Why It's a Game Changer

Previous methods were like two separate actors trying to memorize their lines without talking to each other.

  • Old Way: Actor A (Hand) says, "I'm here!" Actor B (Object) says, "I'm over there!" They don't realize they are holding hands, so the video looks weird and glitchy.
  • WHOLE: The director (WHOLE) tells them, "You are holding the box. Move together." The result is a smooth, realistic 3D movie where the hand and object move as a single, logical unit, even when the camera is shaky or the object disappears for a moment.

The "Magic Trick" of the Future

The paper also shows a cool application: Hand-Guided Planning.
Because WHOLE understands the "rules" of how hands and objects interact, you can give it a rough idea of a hand movement (e.g., "reach for the shelf") and a contact instruction ("pick up the can"), and it can invent a realistic 3D animation of the whole process.

This is huge for robots.

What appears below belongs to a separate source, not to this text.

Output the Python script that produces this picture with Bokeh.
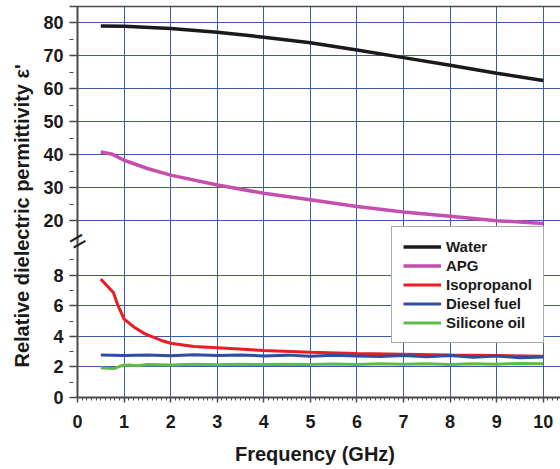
import numpy as np
from bokeh.plotting import figure
from bokeh.models import (Range1d, FixedTicker, SingleIntervalTicker, Legend,
                          LegendItem, Label, CustomJSTickFormatter, Span, Title,
                          LinearAxis)
from bokeh.embed import file_html
from bokeh.resources import INLINE

# ---------------- data ----------------
freq_water = [0.5, 1, 2, 3, 4, 5, 6, 7, 8, 9, 10]
eps_water = [79.1, 79.0, 78.3, 77.2, 75.7, 74.0, 71.8, 69.5, 67.2, 64.8, 62.6]

freq_apg = [0.5, 0.75, 1, 1.5, 2, 3, 4, 5, 6, 7, 8, 9, 10]
eps_apg = [40.9, 40.2, 38.4, 35.9, 33.9, 30.9, 28.4, 26.4, 24.4, 22.7, 21.4, 20.1, 19.2]

freq_iso = [0.5, 0.77, 0.87, 1.0, 1.2, 1.45, 1.8, 2.0, 2.5, 3, 4, 5, 6, 7, 8, 9, 10]
eps_iso = [7.74, 6.87, 6.0, 5.13, 4.63, 4.16, 3.73, 3.55, 3.33, 3.25, 3.07, 2.95,
           2.88, 2.83, 2.78, 2.74, 2.70]

freq_diesel = [0.5, 1, 1.5, 2, 2.5, 3, 3.5, 4, 4.5, 5, 5.5, 6, 6.5, 7, 7.5, 8, 8.5,
               9, 9.5, 10]
eps_diesel = [2.78, 2.75, 2.78, 2.73, 2.80, 2.74, 2.78, 2.72, 2.77, 2.70, 2.76, 2.72,
              2.68, 2.75, 2.66, 2.74, 2.63, 2.72, 2.60, 2.65]

freq_sil = [0.5, 0.65, 0.8, 0.95, 1.1, 1.3, 1.5, 2, 2.5, 3, 3.5, 4, 4.5, 5, 5.5, 6,
            6.5, 7, 7.5, 8, 8.5, 9, 9.5, 10]
eps_sil = [1.95, 1.92, 1.90, 2.08, 2.12, 2.07, 2.15, 2.12, 2.17, 2.14, 2.18, 2.15,
           2.18, 2.15, 2.19, 2.16, 2.20, 2.17, 2.20, 2.16, 2.21, 2.18, 2.22, 2.20]

names = ["Water", "APG", "Isopropanol", "Diesel fuel", "Silicone oil"]
colors = ["#1a1a1a", "#C44FAE", "#EC1C24", "#2E4EA3", "#5DBB46"]

lower_major = [0, 2, 4, 6, 8]
lower_minor = [1, 3, 5, 7, 9]
upper_major = [20, 30, 40, 50, 60, 70, 80]
upper_minor = [25, 35, 45, 55, 65, 75]
x_grid_ticks = list(range(1, 11))

y_title = "Relative dielectric permittivity \u03b5'"
x_title = "Frequency (GHz)"

# ---------------- broken axis ranges ----------------
X_MIN = -0.172            # a little room left of the origin for the tick marks
X_MAX = 10.37
LOW_TOP = 25.56           # lower scale (0..10) occupies bottom part of frame
UP_HI = 85.0              # upper scale
UP_LO = UP_HI - 118.5
BREAK_LOW = 10.24         # where the axis break marker sits (lower scale)


def to_low(v):
    return (v - UP_LO) / (UP_HI - UP_LO) * LOW_TOP


FONT = "Liberation Sans"
AXIS_COL = "#4a4a4a"
GRID_COL = "#3F58A8"
TXT_COL = "#1a1a1a"

p = figure(width=560, height=469, x_range=Range1d(X_MIN, X_MAX),
           y_range=Range1d(0, LOW_TOP), output_backend="svg",
           toolbar_location=None, min_border_left=69, min_border_right=0,
           min_border_top=6, min_border_bottom=72)
p.extra_y_ranges = {"upper": Range1d(UP_LO, UP_HI)}

p.background_fill_color = "white"
p.border_fill_color = "white"
p.outline_line_color = None

xa = p.below[0]
ya = p.left[0]

# ---- x axis ----
xa.ticker = SingleIntervalTicker(interval=1, num_minor_ticks=10)
xa.bounds = (0, X_MAX)
xa.major_tick_out = 5
xa.minor_tick_out = 3
xa.major_label_standoff = 12
xa.axis_label = x_title
xa.axis_label_standoff = 12

# ---- y axis (ticks drawn inward so they sit left of the origin line) ----
ya.ticker = FixedTicker(ticks=lower_major + [to_low(v) for v in upper_major],
                        minor_ticks=lower_minor + [to_low(v) for v in upper_minor])
ya.formatter = CustomJSTickFormatter(
    args=dict(lt=LOW_TOP, lo=UP_LO, hi=UP_HI, brk=BREAK_LOW),
    code="""
    if (tick > brk) { return Math.round(lo + tick / lt * (hi - lo)).toString(); }
    return Math.round(tick).toString();
    """)
ya.axis_line_color = None
ya.major_tick_in = 8
ya.major_tick_out = 0
ya.minor_tick_in = 4
ya.minor_tick_out = 0
ya.major_label_standoff = 6

for ax in (xa, ya):
    ax.major_tick_line_color = AXIS_COL
    ax.minor_tick_line_color = AXIS_COL
    ax.major_tick_line_width = 1.5
    ax.minor_tick_line_width = 1
    ax.major_label_text_font = FONT
    ax.major_label_text_font_style = "bold"
    ax.major_label_text_font_size = "18px"
    ax.major_label_text_color = TXT_COL
    ax.axis_label_text_font = FONT
    ax.axis_label_text_font_style = "bold"
    ax.axis_label_text_font_size = "20px"
    ax.axis_label_text_color = TXT_COL
xa.axis_line_color = AXIS_COL
xa.axis_line_width = 2
xa.major_tick_in = 0
xa.minor_tick_in = 0

# ---- top frame line (no right edge, like the reference) ----
top = LinearAxis(ticker=FixedTicker(ticks=[], minor_ticks=[]),
                 axis_line_color=AXIS_COL, axis_line_width=1.5,
                 major_tick_line_color=None, minor_tick_line_color=None,
                 major_tick_out=0, minor_tick_out=0, major_tick_in=0,
                 minor_tick_in=0, major_label_standoff=0)
p.add_layout(top, "above")

# y-axis title: placed like the reference (a bit below the frame centre)
p.add_layout(Title(text=y_title, align="left", offset=30, standoff=16,
                   text_font=FONT, text_font_style="bold", text_font_size="20px",
                   text_color=TXT_COL), "left")

# ---- grids ----
p.xgrid.ticker = FixedTicker(ticks=x_grid_ticks)
p.xgrid.grid_line_color = GRID_COL
p.xgrid.grid_line_width = 1
p.ygrid.grid_line_color = GRID_COL
p.ygrid.grid_line_width = 1

# ---- data lines ----
r_water = p.line(freq_water, eps_water, line_color=colors[0], line_width=3.5,
                 y_range_name="upper")
r_apg = p.line(freq_apg, eps_apg, line_color=colors[1], line_width=3.5,
               y_range_name="upper")
r_iso = p.line(freq_iso, eps_iso, line_color=colors[2], line_width=3)
r_diesel = p.line(freq_diesel, eps_diesel, line_color=colors[3], line_width=3)
r_sil = p.line(freq_sil, eps_sil, line_color=colors[4], line_width=3)

renderers = [r_water, r_apg, r_iso, r_diesel, r_sil]

# origin (y-axis) line
p.add_layout(Span(location=0, dimension="height", line_color=AXIS_COL, line_width=2))

legend = Legend(items=[LegendItem(label=n, renderers=[r]) for n, r in zip(names, renderers)],
                location=(322, 54))
legend.label_text_font = FONT
legend.label_text_font_style = "bold"
legend.label_text_font_size = "15px"
legend.label_text_color = TXT_COL
legend.glyph_width = 38
legend.glyph_height = 17
legend.label_height = 17
legend.label_standoff = 5
legend.spacing = 2
legend.padding = 11
legend.margin = 0
legend.border_line_color = "#555555"
legend.border_line_width = 1.5
legend.background_fill_color = "white"
legend.background_fill_alpha = 1
p.add_layout(legend, "center")

# ---- axis break marker ----
brk = Label(x=0, y=BREAK_LOW, text="=", angle=30, angle_units="deg",
            text_align="center", text_baseline="middle", text_font_size="28px",
            text_font=FONT, text_color="#222222")
p.add_layout(brk)

open("out.html", "w").write(file_html(p, INLINE))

Instead of programming a robot with thousands of rigid rules, we can give it a "vibe" (a rough hand path), and WHOLE can fill in the realistic details of how the robot should actually grab and move the object.

Summary

WHOLE is an AI that stops looking at hands and objects as separate things. Instead, it treats them as a team. By learning the "dance" of human interaction, it can reconstruct 3D videos from shaky, first-person camera footage with incredible accuracy, filling in the blanks when things go out of sight or get blocked from view. It turns a chaotic, blurry video into a clear, physically possible 3D story.